Is this just some random unlucky thing were the server has got screwed up or has somebody F'd with my account????

John


----------



## ADW (Aug 8, 2010)

sounds like you'v been had mate..


----------



## allan1888 (Aug 29, 2009)

Could be a server issue do you have the other persons gamertag or psn if so report them for boosting and post it on the mw2 forums as I'm sure they can check back on the game.

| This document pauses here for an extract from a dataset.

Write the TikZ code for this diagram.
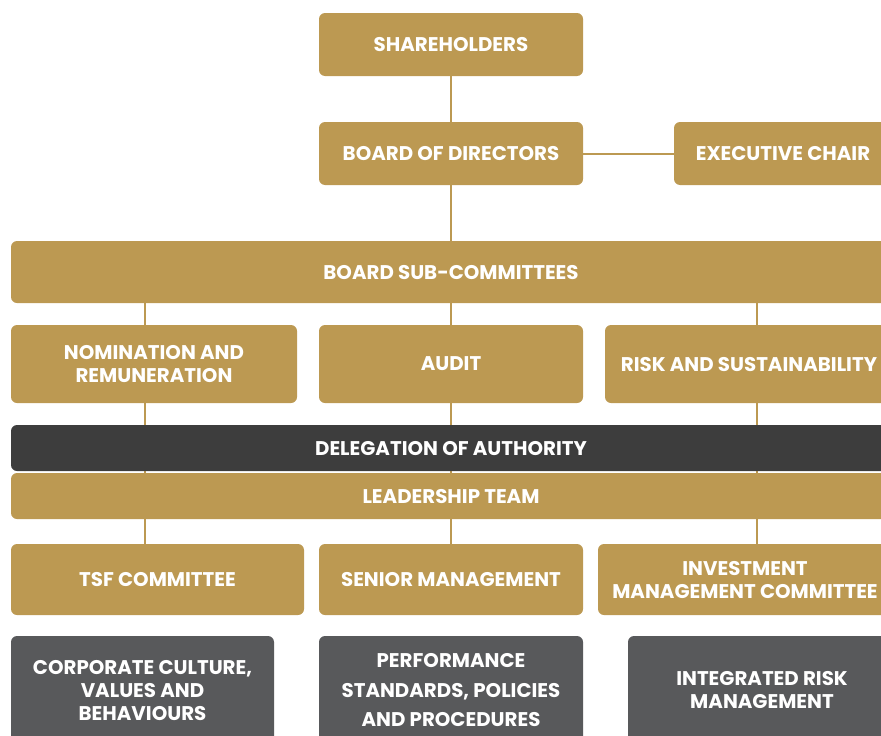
\documentclass[tikz,border=0pt]{standalone}
\usepackage{fontspec}
\setmainfont{Poppins}
\usetikzlibrary{positioning, backgrounds}
\definecolor{tsgold}{RGB}{188,153,82}
\definecolor{tsdark}{RGB}{61,61,61}
\definecolor{tsgrey}{RGB}{88,89,91}
\tikzset{x=1pt, y=-1pt,
         box/.style={rounded corners=6pt, text=white, align=center,
                     inner sep=0pt, text depth=-3pt,
                     font=\bfseries\fontsize{19.8}{23}\selectfont},
         goldbox/.style={box, fill=tsgold},
         darkbox/.style={box, fill=tsdark},
         greybox/.style={box, fill=tsgrey},
         link/.style={draw=tsgold, line width=2pt},
         }

\begin{document}
\begin{tikzpicture}
    \useasboundingbox (0,0) rectangle (881,736);

    % top of the tree
    \node[goldbox, minimum width=264pt, minimum height=63pt] (sh) at (451,44.5) {SHAREHOLDERS};
    \node[goldbox, minimum width=264pt, minimum height=63pt] (bod) at (451,153.5) {BOARD OF DIRECTORS};
    \node[goldbox, minimum width=218pt, minimum height=63pt] (exec) at (783,153.5) {EXECUTIVE CHAIR};
    \node[goldbox, minimum width=880pt, minimum height=62pt] (bsc) at (451,272) {BOARD SUB-COMMITTEES};

    % committees
    \node[goldbox, minimum width=286pt, minimum height=78pt] (nom) at (154,364) {NOMINATION AND\\REMUNERATION};
    \node[goldbox, minimum width=264pt, minimum height=78pt] (aud) at (451,364) {AUDIT};
    \node[goldbox, minimum width=288pt, minimum height=78pt] (risk) at (749,364) {RISK AND SUSTAINABILITY};

    \node[darkbox, minimum width=880pt, minimum height=46pt] (doa) at (451,448) {DELEGATION OF AUTHORITY};
    \node[goldbox, minimum width=880pt, minimum height=46pt] (lead) at (451,496) {LEADERSHIP TEAM};

    \node[goldbox, minimum width=293pt, minimum height=71pt] (tsf) at (157.5,579.5) {TSF COMMITTEE};
    \node[goldbox, minimum width=264pt, minimum height=71pt] (snr) at (451,579.5) {SENIOR MANAGEMENT};
    \node[goldbox, minimum width=294pt, minimum height=71pt] (imc) at (745,579.5) {INVESTMENT\\MANAGEMENT COMMITTEE};

    % pillars
    \node[greybox, minimum width=263pt, minimum height=108pt] (cult) at (142.5,690) {CORPORATE CULTURE,\\VALUES AND\\BEHAVIOURS};
    \node[greybox, minimum width=264pt, minimum height=108pt, font=\bfseries\fontsize{19.8}{29.5}\selectfont] (perf) at (451,690) {PERFORMANCE\\STANDARDS, POLICIES\\AND PROCEDURES};
    \node[greybox, minimum width=268pt, minimum height=108pt] (irm) at (762,690) {INTEGRATED RISK\\MANAGEMENT};

    \coordinate (left) at (145,0);
    \coordinate (right) at (757,0);

    \begin{scope}[on background layer]
        \draw[link] (sh) -- (bod);
        \draw[link] (bod) -- (exec);
        \draw[link] (bod) -- (bsc);
        \draw[link] (left |- bsc.south) -- (left |- tsf.north);
        \draw[link] (bsc) -- (snr);
        \draw[link] (right |- bsc.south) -- (right |- imc.north);
    \end{scope}
\end{tikzpicture}
\end{document}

Cheating and boosting is one of the reasons I don't play cod online anymore as most people do it now


----------



## ScoobyDan (Aug 26, 2006)

My 13 year old son plays a lot of MW2 and he says there is something known as 'The Elite Mossy Hack' which allows the host to kick you and strip you of all your guns and emblems etc.


----------



## allan1888 (Aug 29, 2009)

Yeah there is videos of that hack on you tube I think its only available on pc and ps3 it gives access to admin menus and kill streak rewards also according to the net you only lee your emblems and unlocks for an hour. Don't know much about it though


----------



## John-R- (Feb 4, 2007)

allan1888 said:


> Yeah there is videos of that hack on you tube I think its only available on pc and ps3 it gives access to admin menus and kill streak rewards also according to the net you only lee your emblems and unlocks for an hour. Don't know much about it though


Still lost them 
Still got the guys name time etc so plan on reporting for hacking etc but dunno if it does any good 

Cheers
John


----------



## allan1888 (Aug 29, 2009)

was it on 360, ps3 or pc . i wouldnt hesitate on reporting them as there are to many people out there ruining it for others


----------